Intertextual awareness enabled Ovid constantly to fluctuate between elegiac feeling and epic objectivity, also combining epic, elegy, epigram and rhetoric (p.188). Particularly intriguing are von Albrecht’s analysis of the rhetorical elements of Orpheus’ suasoria, delivered before the gods of the underworld ( Metamorphoses 10.16-39, pp. 130-2), and his subsequent analysis of its ‘thematic’ (structural) elements, showing thesis, antithesis and synthesis (pp.133-4).

Profound statements about the nature of the work, verging on aphorism, abound. I paraphrase a few. On Augustus: ‘It was very Roman to strive for apotheosis’ (p. 82); on Arachne: ‘A human with many possibilities becomes an animal with only one’ (p. 116); on the domain of Hades: ‘Political or cosmic order brings tragedy’ (p. 121); on Ovid’s style: ‘Ovid fills rhetorical categories with poetic life’ (p. 137) and ‘Where a monarchy dethroned rhetoric, it became a structural paradigm for poetic (and musical) inventio ’ (p. 138); on the poem as a whole: ‘It is a collective poem of a new kind, comparable with Hesiodic catalogues or Hellenistic aetiology, but truly Roman and Ovidian’ (p. 187) and ‘it is surreal rather than baroque’ (p.190).

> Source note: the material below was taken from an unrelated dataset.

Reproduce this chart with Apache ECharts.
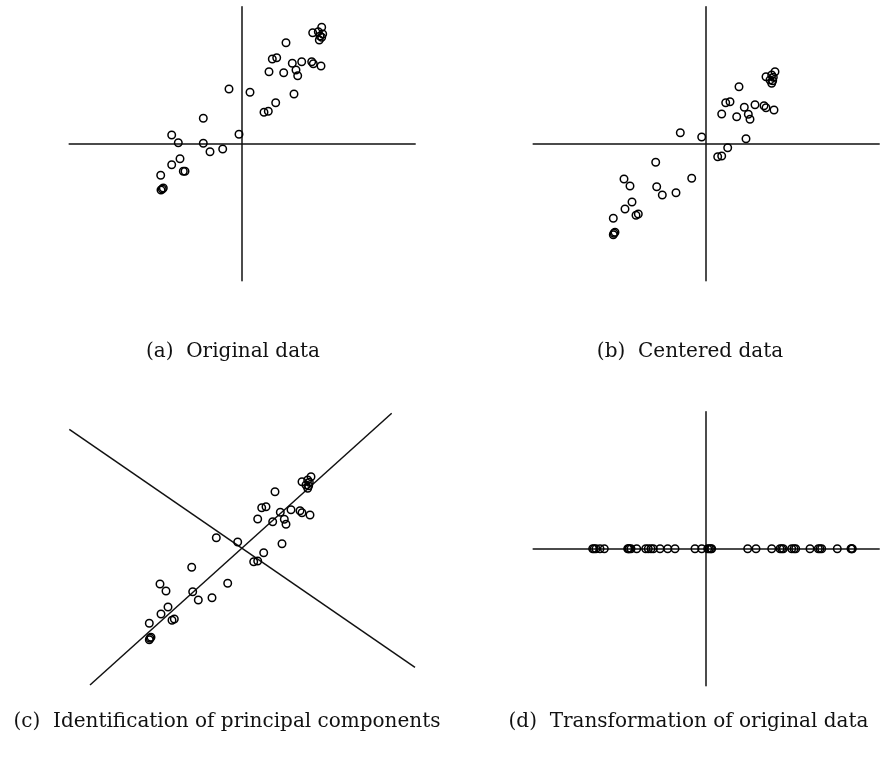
<!DOCTYPE html>
<html>
<head>
<meta charset="utf-8">
<script src="https://cdn.jsdelivr.net/npm/echarts@6/dist/echarts.min.js"></script>
<style>
html,body{margin:0;padding:0;background:#fff;}
#chart{width:890px;height:764px;}
</style>
</head>
<body>
<div id="chart"></div>
<script>
// ---- data (units, origin at each panel's axis crossing) ----
var originalData = [
  [80.0,116.4],[71.0,111.0],[76.6,112.0],[81.0,109.7],[78.3,107.7],[77.6,103.7],[80.0,106.4],
  [44.3,101.0],[30.6,84.7],[35.0,86.0],[50.6,80.4],[60.0,82.0],[70.0,82.0],[71.6,80.0],[79.3,77.7],
  [27.3,72.0],[42.0,71.0],[54.3,73.7],[56.0,68.0],[8.3,51.4],[-12.7,54.7],[52.3,49.7],[34.0,41.0],
  [22.3,31.4],[26.6,32.4],[-38.4,25.4],[-2.7,9.4],[-70.0,8.7],[-63.4,1.0],[-38.4,0.4],[-31.7,-8.0],
  [-19.0,-5.3],[-61.7,-15.0],[-70.0,-21.0],[-58.4,-27.6],[-56.7,-27.6],[-81.0,-31.6],[-79.4,-45.3],
  [-80.7,-46.3],[-78.4,-44.3]
];
var centeredData = [
  [69.3,72.0],[60.3,67.0],[66.0,68.7],[67.6,66.4],[64.3,63.7],[66.0,60.4],[67.0,63.0],
  [33.3,57.0],[20.0,41.0],[24.3,42.0],[38.6,36.4],[49.3,39.0],[58.3,38.0],[60.3,36.0],[68.3,33.7],
  [16.0,29.7],[31.0,27.0],[42.6,29.4],[44.3,24.4],[-4.0,6.7],[-25.4,11.0],[40.3,5.0],[22.0,-4.0],
  [12.0,-13.0],[16.0,-12.3],[-50.0,-18.6],[-14.0,-34.6],[-81.7,-35.3],[-75.7,-42.3],[-49.0,-43.0],
  [-43.4,-51.3],[-29.7,-49.0],[-73.7,-58.3],[-80.7,-65.3],[-69.7,-71.6],[-67.4,-70.3],[-92.4,-74.6],
  [-91.7,-89.6],[-92.4,-91.0],[-90.7,-88.6]
];
var pc1Line = [[-151.7,-136.3],[150.0,135.4]];
var pc2Line = [[-172.4,119.4],[173.3,-118.6]];
var projectedValues = [
  -113,-111.5,-109.7,-105.7,-101.4,-78,-77,-76.4,-74.7,-69,-60,-57.4,-54.7,-52.4,-45.7,-38,-30.7,
  -10.7,-4,2,3.6,5,6,
  42,50.3,66,74.3,76,77.6,86,88.3,90,104.3,112.6,114.3,116,131.6,145.3,146,146.6
];
var captions = [
  '(a)  Original data',
  '(b)  Centered data',
  '(c)  Identification of principal components',
  '(d)  Transformation of original data'
];
var xRange = [-172.5, 173.5];
var yRange = [-137, 137];

// ---- chart ----
var chart = echarts.init(document.getElementById('chart'), null, {renderer:'canvas'});
var ink = '#111';
var grids = [
  {left:69.2, top:6.7,   width:346, height:274},
  {left:533.2,top:6.7,   width:346, height:274},
  {left:69.2, top:411.7, width:346, height:274},
  {left:533.2,top:411.7, width:346, height:274}
];
function mkX(i, showLine){
  return {type:'value', gridIndex:i, min:xRange[0], max:xRange[1],
    axisLine:{show:showLine, onZero:true, lineStyle:{color:ink, width:1.5}},
    axisTick:{show:false}, axisLabel:{show:false}, splitLine:{show:false}};
}
function mkY(i, showLine){
  return {type:'value', gridIndex:i, min:yRange[0], max:yRange[1],
    axisLine:{show:showLine, onZero:true, lineStyle:{color:ink, width:1.5}},
    axisTick:{show:false}, axisLabel:{show:false}, splitLine:{show:false}};
}
var markerStyle = {color:'rgba(0,0,0,0)', borderColor:'#000', borderWidth:1.5, opacity:1};
function scatter(i, data){
  return {type:'scatter', xAxisIndex:i, yAxisIndex:i, data:data, symbol:'circle',
    symbolSize:7.5, itemStyle:markerStyle, silent:true, z:3};
}
function line(i, data){
  return {type:'line', xAxisIndex:i, yAxisIndex:i, data:data, symbol:'none',
    lineStyle:{color:ink, width:1.5}, silent:true, z:2};
}
var projectedData = projectedValues.map(function(v){ return [v, 0]; });
var capPos = [[233,352],[690,352],[227,722],[688.5,722]];
var graphics = captions.map(function(t,k){
  return {type:'text', x:capPos[k][0], y:capPos[k][1],
    style:{text:t, fontFamily:'DejaVu Serif', fontSize:20, fill:'#111', align:'center', verticalAlign:'middle'}};
});
chart.setOption({
  animation:false,
  backgroundColor:'#fff',
  grid:grids,
  xAxis:[mkX(0,true), mkX(1,true), mkX(2,false), mkX(3,true)],
  yAxis:[mkY(0,true), mkY(1,true), mkY(2,false), mkY(3,true)],
  series:[
    scatter(0, originalData),
    scatter(1, centeredData),
    line(2, pc1Line),
    line(2, pc2Line),
    scatter(2, centeredData),
    scatter(3, projectedData)
  ],
  graphic:graphics
});
</script>
</body>
</html>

It is difficult to convey appropriate appreciation for von Albrecht’s dense argument, but also to have to quibble about small aspects of layout. Why a reference to endnote ‘66’ on page 116 and note ‘44’ on 117? The relevance in context of these two notes is not clear. Endnotes are numbered from 1 to 324, running consecutively throughout the book. Some chapters have only one or two notes, others are prolifically annotated. Notes relating to individual chapters are preceded by a first (unnumbered) endnote offering bibliographical details, starting with the source of the article (the journal or Festschrift in which it first appeared), followed by a run-on list of works consulted, alphabetical according to author. A consolidated final bibliography at the end of the volume would have facilitated quick reference, out of the context of a particular chapter. However, the very first unnumbered endnote (p.225, titled ‘Zu Kapitel 1’) gives a fairly comprehensive select bibliography, again in run-on lines. An index of passages cited would have been useful for consultation on matters of compositional style, as discussed above.

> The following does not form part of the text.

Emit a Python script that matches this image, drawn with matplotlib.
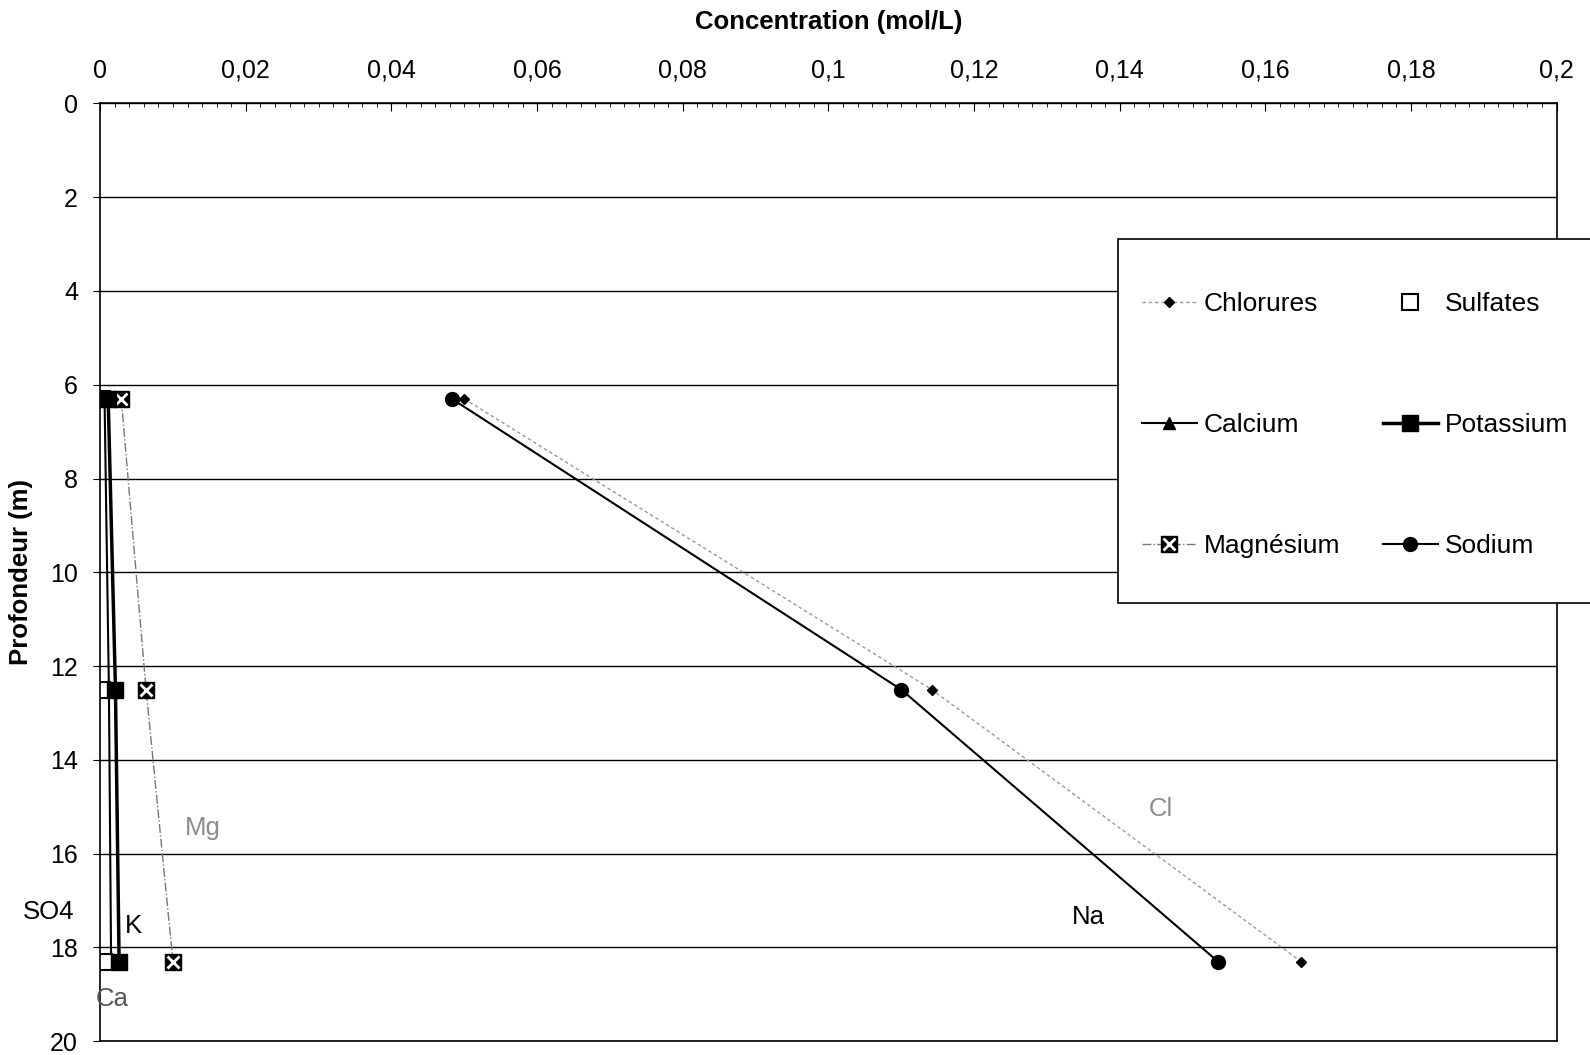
import numpy as np
import matplotlib.pyplot as plt
from matplotlib.ticker import MultipleLocator, FuncFormatter
from matplotlib.patches import Rectangle

plt.rcParams['font.family'] = ['Liberation Sans', 'DejaVu Sans']

# --- Data ---
depth = [6.3, 12.5, 18.3]
chlorures = [0.0500, 0.1142, 0.1649]
sulfates = [0.0003, 0.0003, 0.0005]
calcium = [0.0006, 0.0012, 0.0015]
potassium = [0.0011, 0.0021, 0.0026]
magnesium = [0.0029, 0.0063, 0.0100]
sodium = [0.0483, 0.1100, 0.1535]

label_names = ['Mg', 'Cl', 'Na', 'K', 'SO4', 'Ca']
label_x = [0.0141, 0.1457, 0.1357, 0.0045, -0.0071, 0.0017]
label_y = [15.45, 15.05, 17.35, 17.55, 17.25, 19.1]
label_colors = ['#8c8c8c', '#8c8c8c', 'black', 'black', 'black', '#555555']

fig = plt.figure(figsize=(15.9, 10.55), dpi=100)
ax = fig.add_axes([0.063, 0.013, 0.916, 0.889])

h_cl, = ax.plot(chlorures, depth, color='#999999', lw=1, ls=(0, (2.5, 2)),
                marker='D', ms=5, mfc='black', mec='black')
h_ca, = ax.plot(calcium, depth, color='black', lw=1.5, marker='^', ms=8,
                mfc='black', mec='black')
h_mg, = ax.plot(magnesium, depth, color='#777777', lw=1, ls='-.',
                marker='s', ms=11, mfc='black', mec='black')
h_mgx, = ax.plot(magnesium, depth, ls='none', marker='x', ms=8,
                 mec='white', mew=2)
h_so4, = ax.plot(sulfates, depth, ls='none', marker='s', ms=11,
                 mfc='white', mec='black', mew=1.5)
h_k, = ax.plot(potassium, depth, color='black', lw=2.5, marker='s', ms=11,
               mfc='black', mec='black')
h_na, = ax.plot(sodium, depth, color='black', lw=1.5, marker='o', ms=10,
                mfc='black', mec='black')

for name, xx, yy, c in zip(label_names, label_x, label_y, label_colors):
    ax.text(xx, yy, name, fontsize=18.5, color=c, ha='center', va='center', clip_on=False)

ax.set_xlim(0, 0.2)
ax.set_ylim(20, 0)
ax.xaxis.set_ticks_position('top')
ax.xaxis.set_label_position('top')
ax.xaxis.set_major_locator(MultipleLocator(0.02))
ax.xaxis.set_minor_locator(MultipleLocator(0.002))
ax.xaxis.set_major_formatter(FuncFormatter(lambda v, p: ('%g' % round(v, 3)).replace('.', ',')))
ax.yaxis.set_major_locator(MultipleLocator(2))
ax.tick_params(axis='x', which='major', direction='in', length=6, pad=15, labelsize=18)
ax.tick_params(axis='x', which='minor', direction='in', length=3)
ax.tick_params(axis='y', which='major', direction='out', length=5, pad=11, labelsize=18)
ax.grid(axis='y', color='black', lw=1)
for s in ax.spines.values():
    s.set_linewidth(1.2)

ax.set_xlabel('Concentration (mol/L)', fontsize=18.5, fontweight='bold', labelpad=21)
ax.set_ylabel('Profondeur (m)', fontsize=18.5, fontweight='bold', labelpad=12)

# legend box (runs off the right edge of the figure)
box = Rectangle((0.7034, 0.4288), 0.35, 0.3443, transform=fig.transFigure,
                facecolor='white', edgecolor='black', lw=1.2, zorder=5)
fig.add_artist(box)

leg = fig.legend([h_cl, h_ca, (h_mg, h_mgx), h_so4, h_k, h_na],
                 ['Chlorures', 'Calcium', 'Magnésium', 'Sulfates', 'Potassium', 'Sodium'],
                 ncol=2, loc='center left', bbox_to_anchor=(0.7098, 0.597),
                 fontsize=19, frameon=False, borderpad=0,
                 labelspacing=3.68, columnspacing=1.6,
                 handlelength=2.1, handletextpad=0.25)
leg.set_zorder(6)

fig.savefig('out.png', dpi=100)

I have been enriched by the new insights provided on the Metamorphoses by von Albrecht’s literary perspicacity and versatility.3

Notes

1. Table of Contents

2. See Sarah Schell, ‘Checklist of the Exhibition The Transformation of Ovid’s Metamorphoses,’ 2013, Washington, National Gallery of Art.

3. Sincere apologies to the author for my long delay in producing this review.